#### YOUR TASK:
Copy every entry exactly as given, minus the images.

#### DATA SECTION:
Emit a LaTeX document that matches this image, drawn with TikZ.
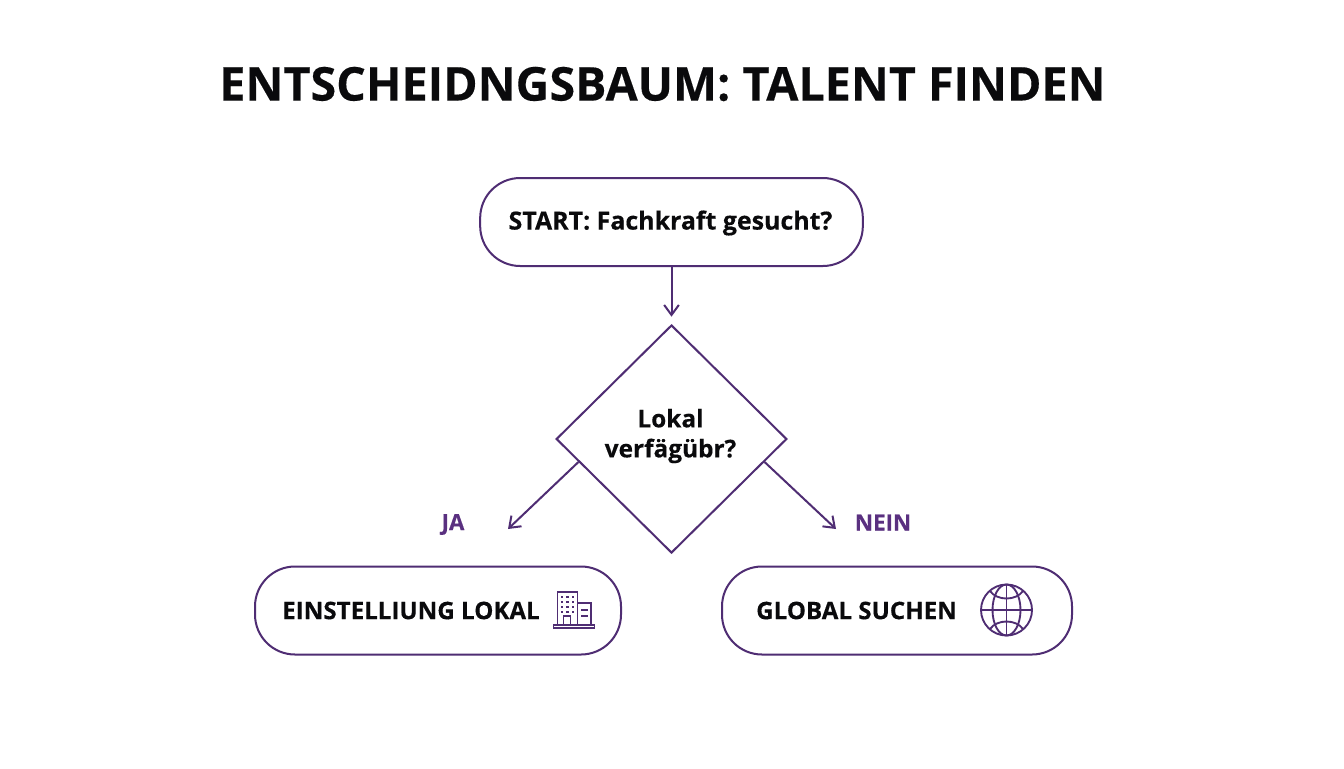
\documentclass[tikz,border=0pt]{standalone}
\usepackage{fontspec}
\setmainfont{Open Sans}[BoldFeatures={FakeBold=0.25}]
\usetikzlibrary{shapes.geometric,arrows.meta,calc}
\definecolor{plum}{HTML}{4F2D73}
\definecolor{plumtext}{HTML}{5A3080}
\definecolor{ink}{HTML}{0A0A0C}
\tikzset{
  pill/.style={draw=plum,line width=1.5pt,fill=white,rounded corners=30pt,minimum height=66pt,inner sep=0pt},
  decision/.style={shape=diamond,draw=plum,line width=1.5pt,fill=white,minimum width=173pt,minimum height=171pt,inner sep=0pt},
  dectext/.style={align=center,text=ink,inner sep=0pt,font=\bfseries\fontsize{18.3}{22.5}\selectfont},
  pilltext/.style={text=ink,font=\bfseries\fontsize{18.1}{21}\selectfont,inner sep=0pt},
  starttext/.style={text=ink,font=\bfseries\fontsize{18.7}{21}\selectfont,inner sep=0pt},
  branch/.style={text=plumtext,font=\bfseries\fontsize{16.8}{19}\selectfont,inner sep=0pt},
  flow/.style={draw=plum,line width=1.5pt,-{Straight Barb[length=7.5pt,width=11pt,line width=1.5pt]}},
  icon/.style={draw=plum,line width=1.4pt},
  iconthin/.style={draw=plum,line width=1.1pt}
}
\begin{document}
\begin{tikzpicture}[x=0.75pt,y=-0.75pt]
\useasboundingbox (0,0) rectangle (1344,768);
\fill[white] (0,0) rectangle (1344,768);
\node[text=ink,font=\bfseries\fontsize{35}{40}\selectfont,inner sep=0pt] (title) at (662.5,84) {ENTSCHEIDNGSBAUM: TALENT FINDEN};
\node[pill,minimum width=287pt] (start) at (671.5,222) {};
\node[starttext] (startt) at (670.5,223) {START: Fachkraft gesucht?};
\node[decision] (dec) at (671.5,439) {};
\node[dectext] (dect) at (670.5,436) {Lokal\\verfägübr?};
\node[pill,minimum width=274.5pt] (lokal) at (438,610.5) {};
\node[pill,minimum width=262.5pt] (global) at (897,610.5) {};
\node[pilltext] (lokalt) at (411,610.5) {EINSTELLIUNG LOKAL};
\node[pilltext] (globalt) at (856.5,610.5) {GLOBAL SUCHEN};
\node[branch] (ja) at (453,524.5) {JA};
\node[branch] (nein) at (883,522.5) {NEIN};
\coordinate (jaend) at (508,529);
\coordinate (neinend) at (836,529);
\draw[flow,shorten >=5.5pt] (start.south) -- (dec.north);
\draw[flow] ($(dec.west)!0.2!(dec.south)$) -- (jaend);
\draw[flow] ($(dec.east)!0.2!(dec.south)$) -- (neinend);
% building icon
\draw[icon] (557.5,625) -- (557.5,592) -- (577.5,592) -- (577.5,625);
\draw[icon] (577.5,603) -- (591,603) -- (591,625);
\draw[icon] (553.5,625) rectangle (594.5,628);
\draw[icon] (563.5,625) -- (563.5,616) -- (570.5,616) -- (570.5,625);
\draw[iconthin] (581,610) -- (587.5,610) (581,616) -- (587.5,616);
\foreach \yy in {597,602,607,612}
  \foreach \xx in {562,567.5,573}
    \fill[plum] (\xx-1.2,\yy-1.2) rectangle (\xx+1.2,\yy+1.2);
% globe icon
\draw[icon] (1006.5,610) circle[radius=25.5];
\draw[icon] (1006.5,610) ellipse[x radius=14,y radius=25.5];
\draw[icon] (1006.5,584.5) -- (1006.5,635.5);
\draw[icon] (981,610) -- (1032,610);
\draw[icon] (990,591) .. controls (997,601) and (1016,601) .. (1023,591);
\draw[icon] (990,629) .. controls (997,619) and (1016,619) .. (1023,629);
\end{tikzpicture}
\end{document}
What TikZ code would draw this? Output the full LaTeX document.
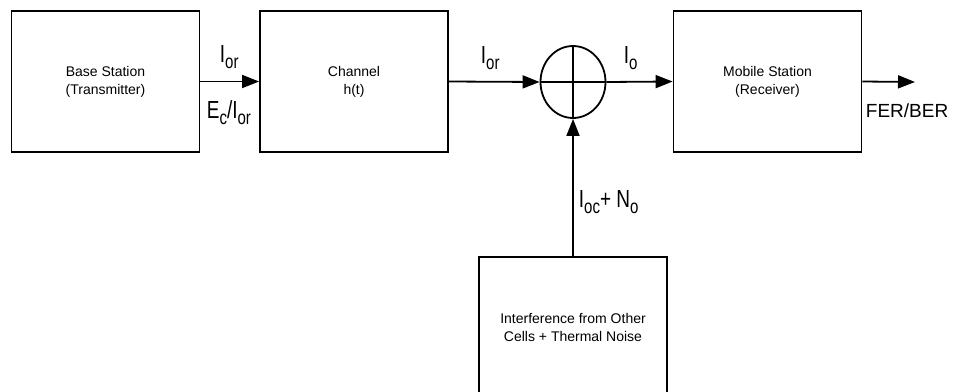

#### ANSWER FOR THIS EXERCISE:
Emit a LaTeX document that matches this image, drawn with TikZ.
\documentclass[tikz,border=0pt]{standalone}
\usepackage{fontspec}
\setmainfont{Open Sans}[BoldFeatures={FakeBold=0.25}]
\usetikzlibrary{shapes.geometric,arrows.meta,calc}
\definecolor{plum}{HTML}{4F2D73}
\definecolor{plumtext}{HTML}{5A3080}
\definecolor{ink}{HTML}{0A0A0C}
\tikzset{
  pill/.style={draw=plum,line width=1.5pt,fill=white,rounded corners=30pt,minimum height=66pt,inner sep=0pt},
  decision/.style={shape=diamond,draw=plum,line width=1.5pt,fill=white,minimum width=173pt,minimum height=171pt,inner sep=0pt},
  dectext/.style={align=center,text=ink,inner sep=0pt,font=\bfseries\fontsize{18.3}{22.5}\selectfont},
  pilltext/.style={text=ink,font=\bfseries\fontsize{18.1}{21}\selectfont,inner sep=0pt},
  starttext/.style={text=ink,font=\bfseries\fontsize{18.7}{21}\selectfont,inner sep=0pt},
  branch/.style={text=plumtext,font=\bfseries\fontsize{16.8}{19}\selectfont,inner sep=0pt},
  flow/.style={draw=plum,line width=1.5pt,-{Straight Barb[length=7.5pt,width=11pt,line width=1.5pt]}},
  icon/.style={draw=plum,line width=1.4pt},
  iconthin/.style={draw=plum,line width=1.1pt}
}
\begin{document}
\begin{tikzpicture}[x=0.75pt,y=-0.75pt]
\useasboundingbox (0,0) rectangle (1344,768);
\fill[white] (0,0) rectangle (1344,768);
\node[text=ink,font=\bfseries\fontsize{35}{40}\selectfont,inner sep=0pt] (title) at (662.5,84) {ENTSCHEIDNGSBAUM: TALENT FINDEN};
\node[pill,minimum width=287pt] (start) at (671.5,222) {};
\node[starttext] (startt) at (670.5,223) {START: Fachkraft gesucht?};
\node[decision] (dec) at (671.5,439) {};
\node[dectext] (dect) at (670.5,436) {Lokal\\verfägübr?};
\node[pill,minimum width=274.5pt] (lokal) at (438,610.5) {};
\node[pill,minimum width=262.5pt] (global) at (897,610.5) {};
\node[pilltext] (lokalt) at (411,610.5) {EINSTELLIUNG LOKAL};
\node[pilltext] (globalt) at (856.5,610.5) {GLOBAL SUCHEN};
\node[branch] (ja) at (453,524.5) {JA};
\node[branch] (nein) at (883,522.5) {NEIN};
\coordinate (jaend) at (508,529);
\coordinate (neinend) at (836,529);
\draw[flow,shorten >=5.5pt] (start.south) -- (dec.north);
\draw[flow] ($(dec.west)!0.2!(dec.south)$) -- (jaend);
\draw[flow] ($(dec.east)!0.2!(dec.south)$) -- (neinend);
% building icon
\draw[icon] (557.5,625) -- (557.5,592) -- (577.5,592) -- (577.5,625);
\draw[icon] (577.5,603) -- (591,603) -- (591,625);
\draw[icon] (553.5,625) rectangle (594.5,628);
\draw[icon] (563.5,625) -- (563.5,616) -- (570.5,616) -- (570.5,625);
\draw[iconthin] (581,610) -- (587.5,610) (581,616) -- (587.5,616);
\foreach \yy in {597,602,607,612}
  \foreach \xx in {562,567.5,573}
    \fill[plum] (\xx-1.2,\yy-1.2) rectangle (\xx+1.2,\yy+1.2);
% globe icon
\draw[icon] (1006.5,610) circle[radius=25.5];
\draw[icon] (1006.5,610) ellipse[x radius=14,y radius=25.5];
\draw[icon] (1006.5,584.5) -- (1006.5,635.5);
\draw[icon] (981,610) -- (1032,610);
\draw[icon] (990,591) .. controls (997,601) and (1016,601) .. (1023,591);
\draw[icon] (990,629) .. controls (997,619) and (1016,619) .. (1023,629);
\end{tikzpicture}
\end{document}
What TikZ code would draw this? Output the full LaTeX document.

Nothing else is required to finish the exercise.